Discussion Questions
1. Hildy Good is a complex and layered character—some might say an “unreliable narrator.” Is there a point at which you questions Hildy’s dependability? Is there a point at which she redeemed herself?

2. Hildy likes to entertain others with her “psychic powers” and yet she also informs people that she really doesn’t have any special intuition, that she “just knows a few tricks.” Does this duality show up in other parts of her personality?

3. The New England setting is very much part of The Good House. And yet the author doesn’t spend a lot of time on the description of the area. What makes this book so quintessentially New England?

4. What do you think of Hildy’s assertion that she can tell everything about a person just by walking through his or her house?

5. Wendover, Massachusetts, is being taken over by hedge-fund managers who “want it old, but want it new.” Do you think there will ever be a point at which they are accepted by the “townies?”

6. Why do you think Hildy and newcomer Rebecca McAllister become such fast friends?

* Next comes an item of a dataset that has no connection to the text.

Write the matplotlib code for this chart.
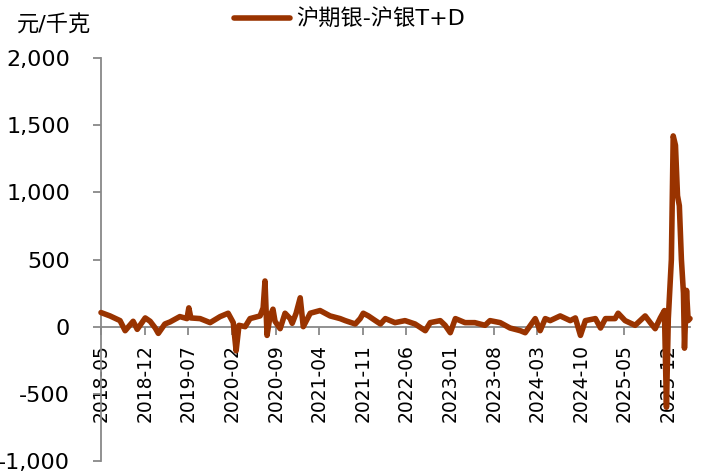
import matplotlib
matplotlib.use("Agg")
import matplotlib.pyplot as plt
import pandas as pd

plt.rcParams['font.family'] = ['DejaVu Sans', 'Noto Sans CJK SC']

# 沪期银-沪银T+D 价差（元/千克）
fechas = ['2018-05-01', '2018-06-14', '2018-08-02', '2018-08-27', '2018-10-05',
          '2018-10-25', '2018-12-03', '2018-12-27', '2019-01-21', '2019-02-05',
          '2019-03-09', '2019-04-03', '2019-05-21', '2019-06-25', '2019-07-04',
          '2019-07-14', '2019-08-28', '2019-10-16', '2019-12-04', '2020-01-12',
          '2020-02-06', '2020-02-20', '2020-03-05', '2020-04-04', '2020-04-28',
          '2020-06-16', '2020-07-01', '2020-07-10', '2020-07-20', '2020-08-04',
          '2020-08-18', '2020-08-28', '2020-09-22', '2020-10-16', '2020-11-10',
          '2020-11-20', '2020-12-09', '2020-12-29', '2021-01-13', '2021-02-16',
          '2021-04-05', '2021-05-24', '2021-07-12', '2021-08-06', '2021-09-24',
          '2021-10-18', '2021-11-02', '2021-11-27', '2021-12-31', '2022-01-25',
          '2022-02-18', '2022-04-06', '2022-05-25', '2022-07-13', '2022-09-01',
          '2022-09-25', '2022-11-13', '2022-12-07', '2023-01-01', '2023-01-26',
          '2023-03-14', '2023-05-01', '2023-06-20', '2023-07-14', '2023-09-02',
          '2023-10-20', '2023-12-09', '2024-01-02', '2024-02-20', '2024-03-15',
          '2024-04-09', '2024-05-03', '2024-06-21', '2024-08-09', '2024-09-03',
          '2024-09-28', '2024-10-22', '2024-12-10', '2025-01-04', '2025-01-28',
          '2025-03-16', '2025-03-31', '2025-05-04', '2025-06-22', '2025-08-10',
          '2025-09-04', '2025-09-28', '2025-10-23', '2025-11-12', '2025-11-22',
          '2025-12-01', '2025-12-16', '2025-12-25', '2026-01-05', '2026-01-15',
          '2026-01-24', '2026-02-03', '2026-02-13', '2026-02-18', '2026-02-28',
          '2026-03-08', '2026-03-17']
spread = [105, 80, 45, -30, 40,
          -20, 65, 40, -10, -50,
          20, 35, 75, 60, 140,
          65, 60, 30, 75, 100,
          30, -180, 10, 0, 60,
          80, 140, 340, -65, 80,
          130, 40, -15, 100, 60,
          25, 100, 215, 0, 100,
          120, 80, 60, 45, 20,
          60, 100, 80, 45, 20,
          60, 30, 45, 20, -30,
          30, 45, 10, -45, 60,
          30, 30, 10, 45, 30,
          -10, -30, -45, 60, -30,
          60, 45, 80, 45, 65,
          -65, 45, 60, -10, 60,
          60, 100, 45, 10, 80,
          30, -15, 65, 120, -600,
          60, 500, 1420, 1350, 975,
          900, 500, 250, -160, 270,
          45, 60]

ticks_x = ['2018-05', '2018-12', '2019-07', '2020-02', '2020-09', '2021-04',
           '2021-11', '2022-06', '2023-01', '2023-08', '2024-03', '2024-10',
           '2025-05', '2025-12']
ticks_y = [-1000, -500, 0, 500, 1000, 1500, 2000]

x = pd.to_datetime(fechas)
color = '#993300'
gris = '#888888'

fig = plt.figure(figsize=(7.12, 4.73), dpi=100)
ax = fig.add_axes([101 / 712, 1 - 461 / 473, (690 - 101) / 712, (461 - 58) / 473])

# la linea va encima de las etiquetas del eje, como en el original
linea, = ax.plot(x, spread, color=color, lw=4, solid_joinstyle='round',
                 solid_capstyle='round', clip_on=False, zorder=3)

ax.set_ylim(-1000, 2000)
ax.set_xlim(pd.Timestamp('2018-05-01'), pd.Timestamp('2026-03-17'))
ax.set_yticks(ticks_y)
ax.set_yticklabels([f'{v:,}' for v in ticks_y])
ax.set_xticks(pd.to_datetime([t + '-01' for t in ticks_x]))
ax.set_xticklabels(ticks_x)

for s in ['top', 'right']:
    ax.spines[s].set_visible(False)
ax.spines['bottom'].set_position(('data', 0))
for s in ['left', 'bottom']:
    ax.spines[s].set_color(gris)
    ax.spines[s].set_linewidth(1.3)
ax.tick_params(axis='y', direction='out', length=5.8, width=1.3, color=gris,
               pad=16.5, labelsize=16, labelcolor='black')
ax.tick_params(axis='x', direction='out', length=5.8, width=1.3, color=gris,
               pad=7, labelsize=13.5, labelcolor='black', labelrotation=90)
for t in ax.get_xticklabels():
    t.set_va('top')
    t.set_ha('center')

fig.text(17 / 712, 1 - 25 / 473, '元/千克', fontsize=16, va='center', ha='left')
fig.legend([linea], ['沪期银-沪银T+D'], loc='center left',
           bbox_to_anchor=(234 / 712, 1 - 19 / 473), frameon=False,
           borderpad=0, borderaxespad=0, handlelength=2.5, handletextpad=0.3,
           fontsize=16)

fig.savefig('out.png', dpi=100)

7. What do you think of the author’s portrayal of alcoholism and its effects on the drinker and those around them?

8. What happens to Hildy’s attitudes about others when she drinks?

9. Frank Getchell seems an unlikely romantic figure. Why do you think he has carried a torch for Hildy all these years?

10. Hildy claims to be unsentimental about relationships and things. Do you believe this is true about her personality?